12. Le marché monétaire
Les opérateurs ont mélangé le financement de l'immobilier des USA avec les SICAV monétaires. C'est ce qu'on a appelé la « titrisation », on transforme des titres immobiliers en titres monétaires, en échappant à la surveillance des banques centrales.
Les « subprimes » boostent alors le marché monétaire et pourrissent le tout, à l'exemple d'une paella où l'incorporation de coquillages de mauvaise qualité entraine la dégradation de l'ensemble du plat.
En 2007, la dégradation s'étend à l'ensemble du marché monétaire.
13. Des faillites
Les risques de faillites se sont développés, certains établissements ont été repris et certains ont disparu. On pouvait penser qu'il n'est pas possible de faire faillite quand on est d'une taille importante, c'est ce qui est arrivé à Lehman Brothers, un des plus importants opérateurs au monde qui n'a pas été sauvé par l'Etat américain. Cela s'est réalisé le 15 septembre 2008, c'est symbole le plus grave de la crise bancaire.
14. La diffusion de la crise
La transmission s'est généralisée car tous les établissements bancaires interviennent sur le plan mondial, et quand l'un ne peut faire face à ses échéances, cela a des conséquences pour les autres qui lui ont fait crédit. Progressivement, suite à ces défaillances, le crédit que les banques se faisaient entre elles s'est effondré. Comme il y a des besoins de liquidités, en particulier pour les fonds de pension américains qui sont en charge de l'essentiel des retraites, à régler chaque mois, les agents ont vendu rapidement ce qu'ils possédaient, en particulier les actions dont les cours se sont effondrés. C'est alors que l'on a observé la baisse vertigineuse des Bourses mondiales, les valeurs principales de la Bourse de Paris ont perdu 60% en un an, alors que la situation réelle des entreprises et la valeur de leur patrimoine ne justifient pas cet effondrement.

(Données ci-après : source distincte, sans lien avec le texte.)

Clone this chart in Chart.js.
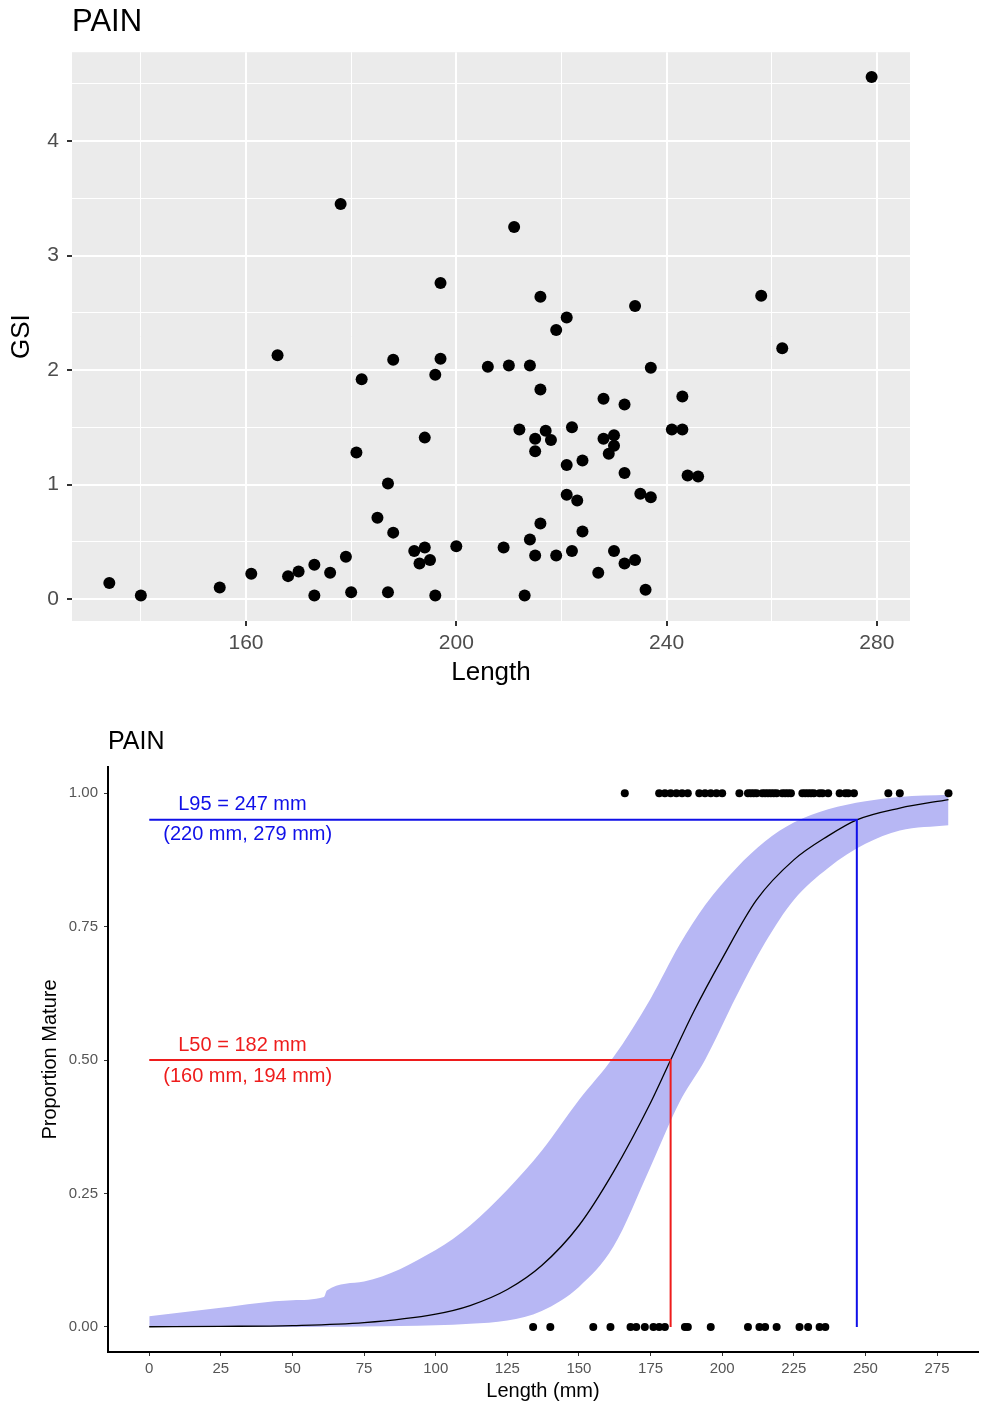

La règle dans les crises économiques est que les plus vulnérables sont toujours ceux qui en payent le prix le plus lourd : les pays en voie de développement (l'Afrique en particulier), les personnes au chômage, les bas-revenus...... Certains prix alimentaires baissent mais pas tous. D'autre part, la crise climatique, lié au réchauffement reste d'actualité, 75 millions d'habitants sur la planète vont devoir changer de région d'ici 2020.
15. La position de l'Europe
Dans un premier temps, il y a eu une réponse européenne commune et coordonnée. Il faut rétablir la confiance et cela nécessite du temps et des actions durables. Le renforcement des fonds propres des banques limite leur fragilité. Des interventions des Etats sont engagés pour se substituer au crédit-interbancaire défaillant afin de sauvegarder les possibilités de distribution du crédit.
L'existence d'une banque européenne et de l'euro sont une chance, car sinon il y aurait eu des dévaluations successives concurrentes. Le coût du crédit est ainsi plus réduit, les recours bancaires sont plus importants....
Les interventions coordonnées des autorités européennes et américaines en octobre 2008 ont été stratégiques car à quelques jours, le système était au bord du précipice avec un effondrement complet du système bancaire international. Pensons que des pays aussi libéraux que les Etats-Unis et le Royaume Uni ont nationalisé des banques !
Mais tout ceci est un travail de pompier lors du déclenchement de la crise, la suite est encore plus compliquée.......
2. Pourquoi tout ceci est arrivé ? Quelles sont les causes de la crise ?
21. Un marché financier international sans foi, ni loi
L'origine de la crise est essentiellement lié au fait qu'il n'y a ni réglementation, ni surveillance dans ce domaine. Les « subprimes » aux USA ont été gérés hors du bilan des banques. S'il n'y a pas de garde-champêtre, les voleurs de poules font la loi. Il faut organiser et réglementer le marché financier mondial, à chaque crise, des ajustements sont possibles. En 1994, le Mexique a eu une crise importante, le FMI n'a pas pu intervenir. Quelques années plus tard, suite à la crise asiatique, il a été demandé au FMI d'intervenir mais la mise en œuvre des mesures a été reportée.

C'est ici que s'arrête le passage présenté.